Hillary Jordan is the author of the novel Mudbound, published by Algonquin Books in March 2008. Mudbound was the 2008 NAIBA (New Atlantic Independent Booksellers Association) Fiction Book of the Year. It won a 2009 Alex Award from the American Library Association as well as the 2006 Bellwether Prize for fiction, founded by author Barbara Kingsolver and awarded biennially to an unpublished work of fiction that addresses issues of social justice. Hillary grew up in Dallas, Texas and Muskogee, Oklahoma and now lives in New York's Hudson Valley. She received a BA from Wellesley College and an MFA from Columbia University. She spent 15 years as an advertising copywriter before starting to write fiction.. She is currently working on her second novel, Red.
Mudbound is a story of betrayal, murder and forbidden love set in on a cotton farm in the Mississippi Delta in 1946, during the height of the Jim Crow era.

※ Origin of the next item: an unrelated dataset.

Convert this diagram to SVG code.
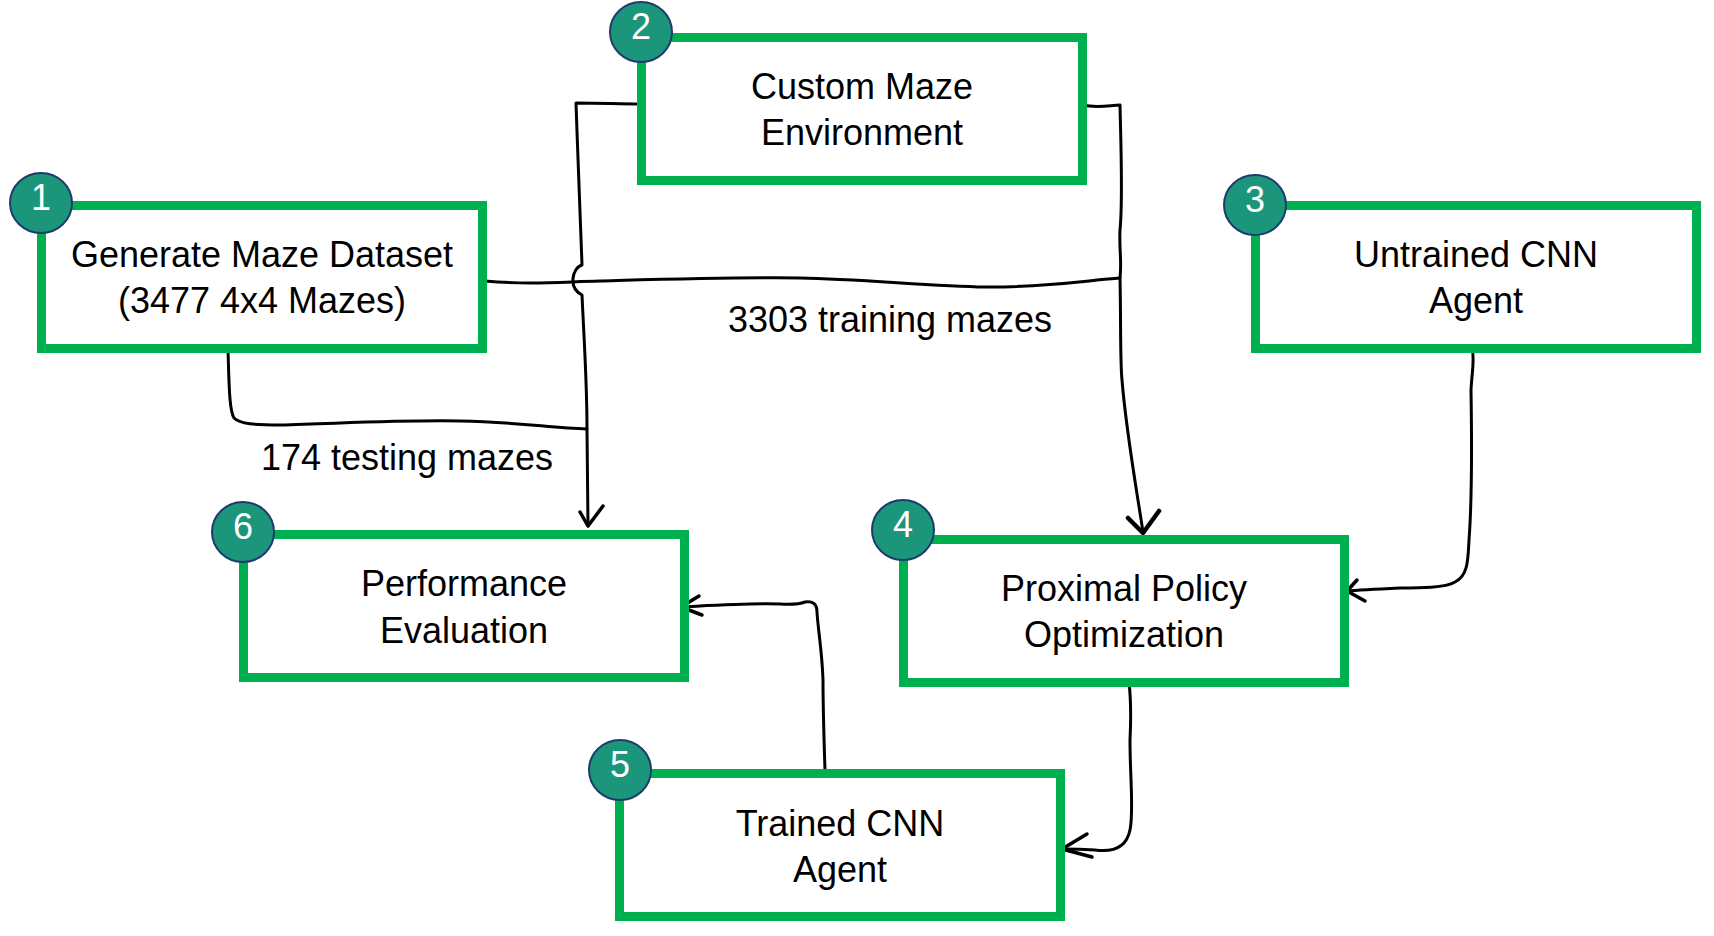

The story is told in alternating first-person narratives by the members of two families: the McAllans, the white family that owns the farm; and the Jacksons, a black family that works for the McAllans as share tenants. When two sons, Jamie McAllan and Ronsel Jackson, return from fighting World War II, the unlikely friendship of these brothers-in-arms sets in motion a harrowing chain of events that test the faith and courage of both families. As they strive for love and honor in a brutal time and place, they become players in a tragedy on the grandest scale and find redemption where they least expect it.
Awards
Additional honors for Mudbound: a Barnes & Noble Discover Great New Writers pick, a Borders Original Voices selection, a Book Sense pick, one of twelve New Voices for 2008 chosen by Waterstone's UK, a Richard & Judy New Writers Book Of The Month, and one of IndieNext's top ten reading group suggestions for 2009.